2. Use Probiotics for a Healthy Gut
Step number two to help you naturally overcome anemia is you need to start getting your gut healthy with probiotics. The principle is not: “You are what you eat.” Rather, it is: “You are what you digest.” If you’re not digesting properly and absorbing and assimilating nutrients properly, you’re not absorbing iron.
So for a lot of people, you might even be taking iron supplements, and they’re not working. The reason is that your digestive system isn’t healthy, and you probably have a condition called leaky gut syndrome. Leaky gut doesn’t allow you to properly absorb iron as well as certain other vitamins and minerals, like benefit-rich vitamin B12, magnesium and zinc.
A medical study out of Stanford found that when somebody supplements with probiotics, all of her B vitamin levels go up along with iron levels. So listen, treat the root cause, not the symptom. So many doctors today say, “Hey, just go and take this iron tablet.” It’s not fixing it. You’ve got to be able to absorb the iron tablet for it to work.
For that reason, you want to add in probiotic-rich foods like real homemade yogurt, goat milk kefir and sauerkraut. Then taking a probiotic supplement, typically 50 billion to 100 billion IUs daily, can definitely help support your iron absorption.
3. Remove Processed and Junk Food from Your Diet
Next, you need to get those processed and junk foods out, especially excess sugar and anything that can cause candida. Oftentimes, candida and anemia are linked.

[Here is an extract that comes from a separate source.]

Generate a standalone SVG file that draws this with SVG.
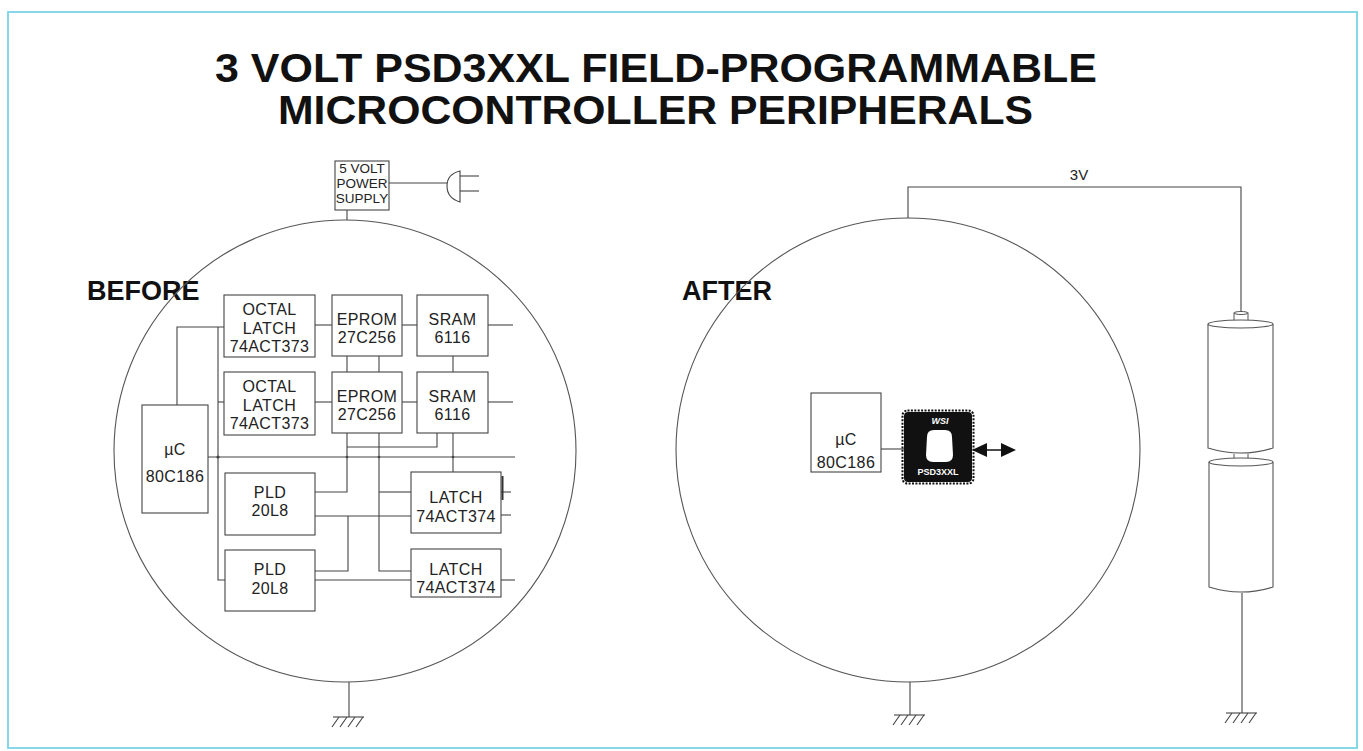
<svg xmlns="http://www.w3.org/2000/svg" width="1363" height="751" viewBox="0 0 1363 751">
  <style>
    .title { font-family: "Liberation Sans", Arial, sans-serif; font-weight: bold; font-size: 40px; fill: #111; }
    .tag { font-family: "Liberation Sans", Arial, sans-serif; font-weight: bold; font-size: 27px; fill: #111; }
    .lbl { font-family: "Liberation Sans", Arial, sans-serif; font-size: 16px; fill: #222; text-anchor: middle; letter-spacing: 0.4px; }
    .sm { font-family: "Liberation Sans", Arial, sans-serif; font-size: 13.5px; fill: #222; text-anchor: middle; }
    .box { fill: #fff; stroke: #444; stroke-width: 1.1; }
    .wire { fill: none; stroke: #444; stroke-width: 1.1; }
    .ring { fill: none; stroke: #555; stroke-width: 1.1; }
    .chiptxt { font-family: "Liberation Sans", Arial, sans-serif; font-weight: bold; fill: #fff; text-anchor: middle; }
  </style>
  <defs>
    <g id="gnd">
      <line x1="-16" y1="0" x2="15" y2="0" stroke="#444" stroke-width="1.1"/>
      <path d="M-10,0 L-17,10 M-2,0 L-9,10 M6,0 L-1,10 M14,0 L7,10" stroke="#444" stroke-width="1.1" fill="none"/>
    </g>
  </defs>

  <rect width="1363" height="751" fill="#fff"/>
  <!-- page frame -->
  <rect x="8" y="12" width="1349" height="736" fill="none" stroke="#86d8e8" stroke-width="2"/>

  <!-- heading -->
  <text class="title" x="215" y="82" textLength="882" lengthAdjust="spacingAndGlyphs">3 VOLT PSD3XXL FIELD-PROGRAMMABLE</text>
  <text class="title" x="278" y="124" textLength="755" lengthAdjust="spacingAndGlyphs">MICROCONTROLLER PERIPHERALS</text>

  <text class="tag" x="87" y="300">BEFORE</text>
  <text class="tag" x="682" y="300">AFTER</text>

  <!-- board outlines -->
  <circle class="ring" cx="345" cy="451" r="231"/>
  <circle class="ring" cx="908" cy="450" r="232"/>

  <!-- connectors -->
  <g id="connectors">
    <!-- mains supply -->
    <line class="wire" x1="347" y1="210" x2="347" y2="220"/>
    <line class="wire" x1="389" y1="183" x2="447" y2="183"/>
    <!-- µC to latches and left bus -->
    <path class="wire" d="M177,405 V327 H224"/>
    <path class="wire" d="M218,327 V580 H226"/>
    <line class="wire" x1="218" y1="402" x2="224" y2="402"/>
    <!-- main data bus -->
    <line class="wire" x1="208" y1="457" x2="515" y2="457"/>
    <!-- row 1 -->
    <line class="wire" x1="315" y1="325" x2="332" y2="325"/>
    <line class="wire" x1="402" y1="325" x2="417" y2="325"/>
    <line class="wire" x1="488" y1="325" x2="513" y2="325"/>
    <!-- row 2 -->
    <line class="wire" x1="315" y1="402" x2="332" y2="402"/>
    <line class="wire" x1="402" y1="402" x2="417" y2="402"/>
    <line class="wire" x1="488" y1="402" x2="513" y2="402"/>
    <!-- EPROM / SRAM stacking -->
    <line class="wire" x1="347" y1="356" x2="347" y2="372"/>
    <line class="wire" x1="379" y1="356" x2="379" y2="372"/>
    <line class="wire" x1="453" y1="356" x2="453" y2="372"/>
    <path class="wire" d="M347,433 V492 H315"/>
    <path class="wire" d="M379,433 V571 H411"/>
    <path class="wire" d="M347,447 H437 V433"/>
    <line class="wire" x1="453" y1="433" x2="453" y2="472"/>
    <line class="wire" x1="379" y1="492" x2="411" y2="492"/>
    <!-- PLD links -->
    <line class="wire" x1="315" y1="516" x2="411" y2="516"/>
    <path class="wire" d="M315,571 H348 V516"/>
    <line class="wire" x1="315" y1="580" x2="411" y2="580"/>
    <!-- latch outputs -->
    <line class="wire" x1="501" y1="492" x2="511" y2="492"/>
    <line class="wire" x1="501" y1="515" x2="511" y2="515"/>
    <line x1="502.5" y1="476" x2="502.5" y2="500" stroke="#333" stroke-width="2"/>
    <line class="wire" x1="501" y1="580" x2="515" y2="580"/>
    <!-- junction dots -->
    <circle cx="218" cy="457" r="1.6" fill="#444"/>
    <circle cx="347" cy="457" r="1.3" fill="#444"/>
    <circle cx="379" cy="457" r="1.3" fill="#444"/>
    <circle cx="453" cy="457" r="1.3" fill="#444"/>
    <!-- grounds -->
    <line class="wire" x1="349" y1="682" x2="349" y2="717"/>
    <use href="#gnd" x="349" y="717"/>
    <line class="wire" x1="910" y1="682" x2="910" y2="715"/>
    <use href="#gnd" x="910" y="715"/>
    <!-- after: 3V rail -->
    <path class="wire" d="M908,218 V187 H1241 V313"/>
    <line class="wire" x1="1242" y1="593" x2="1242" y2="713"/>
    <use href="#gnd" x="1242" y="713"/>
    <!-- µC to PSD -->
    <line class="wire" x1="881" y1="449" x2="904" y2="449"/>
    <!-- bidirectional port arrow -->
    <line x1="980" y1="450" x2="1008" y2="450" stroke="#111" stroke-width="1.5"/>
    <polygon points="972,450 987,443 987,457" fill="#111"/>
    <polygon points="1016,450 1001,443 1001,457" fill="#111"/>
  </g>

  <text class="sm" x="1079" y="180" style="font-size:15px">3V</text>

  <!-- power supply -->
  <g id="power-supply">
    <rect class="box" x="335" y="161" width="54" height="49"/>
    <text class="sm" x="362" y="173">5 VOLT</text>
    <text class="sm" x="362" y="188">POWER</text>
    <text class="sm" x="362" y="203">SUPPLY</text>
  </g>
  <g id="plug">
    <path class="wire" d="M460,171 Q447,174 447,186 Q447,198 460,202 Z"/>
    <line class="wire" x1="460" y1="176" x2="479" y2="176"/>
    <line class="wire" x1="460" y1="191" x2="479" y2="191"/>
  </g>

  <!-- BEFORE parts -->
  <g id="octal-latch-1">
    <rect class="box" x="224" y="295" width="91" height="62"/>
    <text class="lbl" x="269.5" y="315">OCTAL</text>
    <text class="lbl" x="269.5" y="334">LATCH</text>
    <text class="lbl" x="269.5" y="352">74ACT373</text>
  </g>
  <g id="octal-latch-2">
    <rect class="box" x="224" y="372" width="91" height="63"/>
    <text class="lbl" x="269.5" y="392">OCTAL</text>
    <text class="lbl" x="269.5" y="411">LATCH</text>
    <text class="lbl" x="269.5" y="429">74ACT373</text>
  </g>
  <g id="eprom-1">
    <rect class="box" x="332" y="295" width="70" height="61"/>
    <text class="lbl" x="367" y="325">EPROM</text>
    <text class="lbl" x="367" y="343">27C256</text>
  </g>
  <g id="eprom-2">
    <rect class="box" x="332" y="372" width="70" height="61"/>
    <text class="lbl" x="367" y="402">EPROM</text>
    <text class="lbl" x="367" y="420">27C256</text>
  </g>
  <g id="sram-1">
    <rect class="box" x="417" y="295" width="71" height="61"/>
    <text class="lbl" x="452.5" y="325">SRAM</text>
    <text class="lbl" x="452.5" y="343">6116</text>
  </g>
  <g id="sram-2">
    <rect class="box" x="417" y="372" width="71" height="61"/>
    <text class="lbl" x="452.5" y="402">SRAM</text>
    <text class="lbl" x="452.5" y="420">6116</text>
  </g>
  <g id="uc-before">
    <rect class="box" x="142" y="405" width="66" height="108"/>
    <text class="lbl" x="175" y="455">µC</text>
    <text class="lbl" x="175" y="482">80C186</text>
  </g>
  <g id="pld-1">
    <rect class="box" x="225" y="473" width="90" height="62"/>
    <text class="lbl" x="270" y="498">PLD</text>
    <text class="lbl" x="270" y="516">20L8</text>
  </g>
  <g id="pld-2">
    <rect class="box" x="225" y="550" width="90" height="61"/>
    <text class="lbl" x="270" y="575">PLD</text>
    <text class="lbl" x="270" y="594">20L8</text>
  </g>
  <g id="latch-1">
    <rect class="box" x="411" y="472" width="90" height="61"/>
    <text class="lbl" x="456" y="503">LATCH</text>
    <text class="lbl" x="456" y="522">74ACT374</text>
  </g>
  <g id="latch-2">
    <rect class="box" x="411" y="549" width="90" height="48"/>
    <text class="lbl" x="456" y="575">LATCH</text>
    <text class="lbl" x="456" y="593">74ACT374</text>
  </g>

  <!-- AFTER parts -->
  <g id="uc-after">
    <rect class="box" x="811" y="393" width="70" height="79"/>
    <text class="lbl" x="846" y="445">µC</text>
    <text class="lbl" x="846" y="468">80C186</text>
  </g>
  <g id="psd3xxl">
    <rect x="902.5" y="410.5" width="71" height="73" rx="5" fill="none" stroke="#111" stroke-width="2" stroke-dasharray="2 1.4"/>
    <rect x="904" y="412" width="68" height="70" rx="4" fill="#111"/>
    <text class="chiptxt" x="940" y="424" style="font-size:9px;font-style:italic">WSI</text>
    <path d="M927,437 Q927,430 934,430 L945,430 Q952,430 952,437 L953,455 Q953,462 946,462 L933,462 Q926,462 926,455 Z" fill="#fff"/>
    <text class="chiptxt" x="938" y="475" style="font-size:9px">PSD3XXL</text>
  </g>

  <!-- cells -->
  <g id="battery">
    <rect x="1234" y="313" width="14" height="10" fill="#fff" stroke="#555" stroke-width="1"/>
    <ellipse cx="1241" cy="313" rx="7" ry="1.5" fill="#fff" stroke="#555" stroke-width="1"/>
    <path d="M1208,324 V448 Q1240.5,458 1273,448 V324" fill="#fff" stroke="#555" stroke-width="1.1"/>
    <ellipse cx="1240.5" cy="324" rx="32.5" ry="4" fill="#fff" stroke="#555" stroke-width="1.1"/>
    <path d="M1234,454 V460 Q1241,462 1248,460 V454" fill="#fff" stroke="#555" stroke-width="1"/>
    <path d="M1209,462 V587 Q1241,597 1273,587 V462" fill="#fff" stroke="#555" stroke-width="1.1"/>
    <ellipse cx="1241" cy="462" rx="32" ry="4" fill="#fff" stroke="#555" stroke-width="1.1"/>
  </g>
</svg>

If you ever notice a white color on your tongue or in the back of your throat, or if you ever tend to get any sort of yeast issues, those are candida symptoms. Candida will block iron absorption, so diet is key. In order to really overcome that, you’ve got to support the spleen, like I talked about earlier, but also eliminate processed sugars and grains.
If you are eating a lot of sugars, pastas, breads, cereals, any type of grain product or sugar product, that’s going to feed yeast. Replace those with healthy fats in your diet. Or if you’re going to use a sweetener, raw local honey in small amount, a tablespoon at most at a time, or stevia is the best option in terms of natural sweeteners.
4. Consume Iron-Rich Foods
The next step in helping you overcome anemic symptoms is consuming iron-rich foods. Some of the best include beef liver and chicken liver.
Liver? It might sound gross to you, but if you buy organic chicken liver at your local farmers’ market or at your health food store, you can put it in a crockpot with chicken in equal ratios, or about a third liver, two-thirds chicken, and do a big crock pot with vegetables like carrots, celery, onions and sea salt. This is the perfect meal to help replenish your liver, as it’s very high in iron. 
For other iron-rich foods, look toward organic, grass-fed meats like beef, bison and lamb. Also, eat spinach, kale and chard. Have a bison burger with a side of spinach, which is fantastic for helping you reverse anemia.
5. Reduce Stress
I know, easier said than done. But if you’re emotionally stressed out and you struggle with forgiveness, anger, or have chronic worry and anxiety, those things really deplete your spleen and your liver and will exhaust those organs. So really make sure that you are scheduling in times of relaxation and fun during your week, plus getting plenty of sleep at night. Those things will really help recharge your system and body and help you bust stress. If you do those things, you’re going to see fantastic results in overcoming anemia.
Last little bonus tip here: In Chinese medicine, anemia is very closely related to the spleen, and certain herbs actually help support the spleen, especially ginseng. Ginseng is known as an adaptogenic herb that lowers cortisol and can help your body better deal with stress. Lastly, benefit-rich beets also help with a healthy circulatory system and healthy iron levels.